Thomas Lindsay Buick was born in Oamaru on 13 May 1865, the son of John Walker Buick, a tailor, and his wife, Margaret Petrie, both of whom had arrived at Port Chalmers from England in 1860. Lindsay was educated at state schools in Oamaru and moved to Blenheim around 1884 to practise his trade as a carpenter.
Buick became active in the Blenheim-based Gladstone branch of the Irish National League soon after its formation in 1887, and was secretary in 1888. He explained that he was involved 'purely as a lover of liberty and justice', for he was neither Catholic nor Irish. In 1889 he embarked on a lecture tour of the West Coast and Wellington, speaking on home rule for Ireland and aspects of Irish history. He was also a supporter of the temperance movement. On 8 January 1891 at Blenheim he married Mary Fitzgerald. There were no children of the marriage.
From 1890 to 1896 Buick was MHR for Wairau. He backed the Liberal government but regarded himself as one of the group of 'labour' members of Parliament. He supported the single tax and closer settlement of Marlborough's large pastoral runs. Late in 1891 he became organising secretary of the newly created Liberal Federation, and in 1893 was appointed a Liberal whip. His oratory was noted by his contemporaries, who predicted a bright future in politics for him, but his independence of mind soon led to disagreements with the party.
Buick was appointed a justice of the peace in 1894 and to the Marlborough Education Board in 1896. In July 1904 he unsuccessfully contested the by-election for the Pahiatua electorate as the official Liberal candidate. He was appointed a coroner at Dannevirke that year and was a member of the Napier High School Board from 1908 to 1910.
In 1897 he had moved to Palmerston North and had purchased an interest in the Manawatu Standard, which was owned by the brothers Frederick and David Pirani. In 1903, in partnership with J. R. Russell, he bought the Dannevirke Advocate and was to retain his interest until 1912, when the Advocate merged with the Dannevirke Evening News. He paid an extended visit to England in 1911 and reported his impressions in a series of articles in the Advocate. In 1913 Buick joined the United Press Association in Wellington as a parliamentary reporter. He became first assistant in 1917, and was senior parliamentary reporter from 1918 until his retirement in 1933. He was chairman of the press gallery in 1928 and a president of the Wellington Journalists' Union.
Buick began his historical research on the early history of Marlborough while in Parliament, and published his first book, Old Marlborough, in 1900; Old Manawatu followed in 1903. He completed and published An old New Zealander, or, Te Rauparaha, the Napoleon of the south in 1911, and in 1914 published his best-known book, The Treaty of Waitangi. This appeared in a second edition in 1933 and a third in 1936. His other major historical works were New Zealand's first war (1926) and The French at Akaroa (1928). He also wrote three historical accounts of the moa, and selected and edited a volume of Lord Bledisloe's speeches. He had a lifelong interest in music, and as well as writing reviews of performances for Wellington newspapers produced two books, The romance of the gramophone (1927) and Elijah: the story of Mendelssohn's oratorio (1935).

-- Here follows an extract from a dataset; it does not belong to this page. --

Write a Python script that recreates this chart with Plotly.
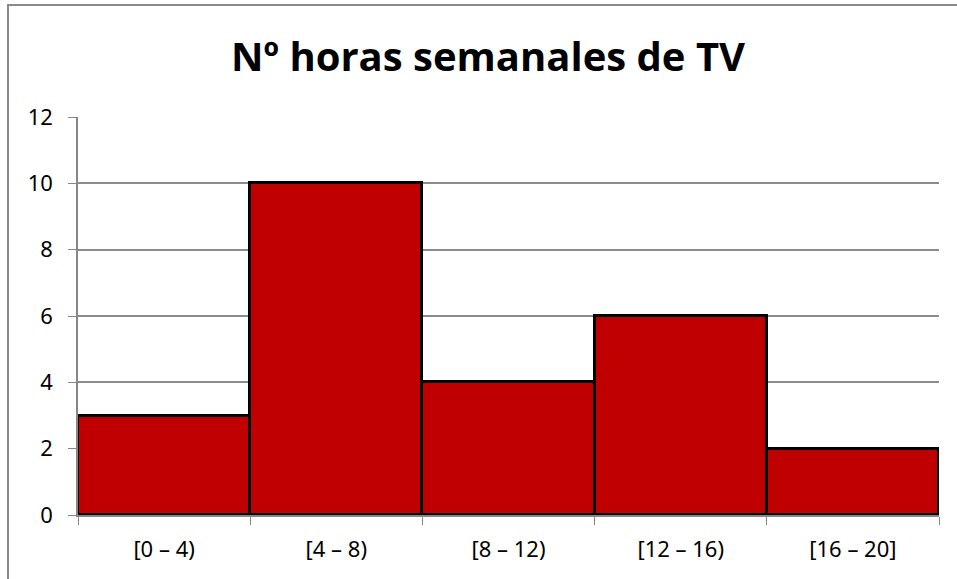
import plotly.graph_objects as go

categories = ["[0 – 4)", "[4 – 8)", "[8 – 12)", "[12 – 16)", "[16 – 20]"]
values = [3, 10, 4, 6, 2]
title_text = "Nº horas semanales de TV"

W, H = 957, 579
L, R, T, B = 78, 18, 117, 64
pw, ph = W - L - R, H - T - B

def px_x(p):
    return (p - L) / pw

def px_y(p):
    return (H - B - p) / ph

fig = go.Figure(go.Bar(
    x=categories, y=values,
    marker=dict(color="#C00000", line=dict(color="#000000", width=3)),
    width=1.0,
))

fig.update_layout(
    width=W, height=H,
    margin=dict(l=L, r=R, t=T, b=B),
    paper_bgcolor="white", plot_bgcolor="white",
    bargap=0,
    showlegend=False,
    font=dict(family="Noto Sans, sans-serif", color="#000000"),
    title=dict(text="<b>" + title_text + "</b>", x=px_x(488), xref="paper",
               xanchor="center", y=1 - 57 / H, yanchor="middle",
               font=dict(size=40, family="Open Sans, sans-serif", color="#000000")),
    xaxis=dict(type="category", showgrid=False, showline=True, linecolor="#878787",
               linewidth=1.5, ticks="outside", ticklen=8, tickcolor="#878787",
               tickson="boundaries", tickfont=dict(size=22), ticklabelstandoff=14,
               range=[-0.5, 4.5]),
    yaxis=dict(range=[0, 12], dtick=2, showgrid=True, gridcolor="#8c8c8c",
               gridwidth=1.5, showline=True, linecolor="#878787", linewidth=1.5,
               ticks="outside", ticklen=8, tickcolor="#878787",
               tickfont=dict(size=22), ticklabelstandoff=11, zeroline=False),
    shapes=[dict(type="rect", xref="paper", yref="paper",
                 x0=px_x(8), x1=px_x(W + 20), y0=px_y(H + 20), y1=px_y(5),
                 line=dict(color="#8a8a8a", width=2), fillcolor="rgba(0,0,0,0)",
                 layer="below")],
)

fig.write_html("out.html", config={"displayModeBar": False},
               post_script="document.body.style.margin='0px';")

Lindsay Buick was a man of considerable intellectual ability, substantially self-educated, who began writing New Zealand history by chance but soon developed a lasting commitment to the task. During a busy career as a journalist he managed to write 12 books and a small number of pamphlets, many of which he published at his own expense. Buick had a fluent prose style and a firm sense of narrative structure. He synthesised a wide range of printed sources and, particularly for his earlier works, sought out eyewitnesses and others closely associated with historical events. Through The Treaty of Waitangi and other books and speeches, he played an important role in establishing the treaty as New Zealand's foremost historical document, asserting that it was 'in very truth the foundation of our nationhood'. He belongs to the small group of New Zealand-born historians, including Robert McNab, James Cowan and Elsdon Best, writing in the first quarter of the twentieth century, who worked out of a sense of duty and with little or no financial reward to make New Zealand's past readily accessible to the general reader.
He retired from the United Press Association in 1933. In August 1934, in recognition of his achievements, he was appointed to a position of historical researcher in the Dominion Museum, with a room in the Alexander Turnbull Library. He was elected a fellow of the Royal Historical Society in 1914 and made a CMG in 1933. In 1937 he was appointed a member of the National Centennial Historical Committee for the country's 1940 centennial and convener of both the Wellington and Marlborough Provincial Historical sub-committees.
Lindsay Buick died in Wellington on 22 February 1938, survived by his wife, Mary. In his will he left £1,000 to be used for purchases for the Hocken Library, and a trust fund of some £10,000 for the purchase of works of art for the National Art Gallery. He also bequeathed his collection of pictures to the gallery.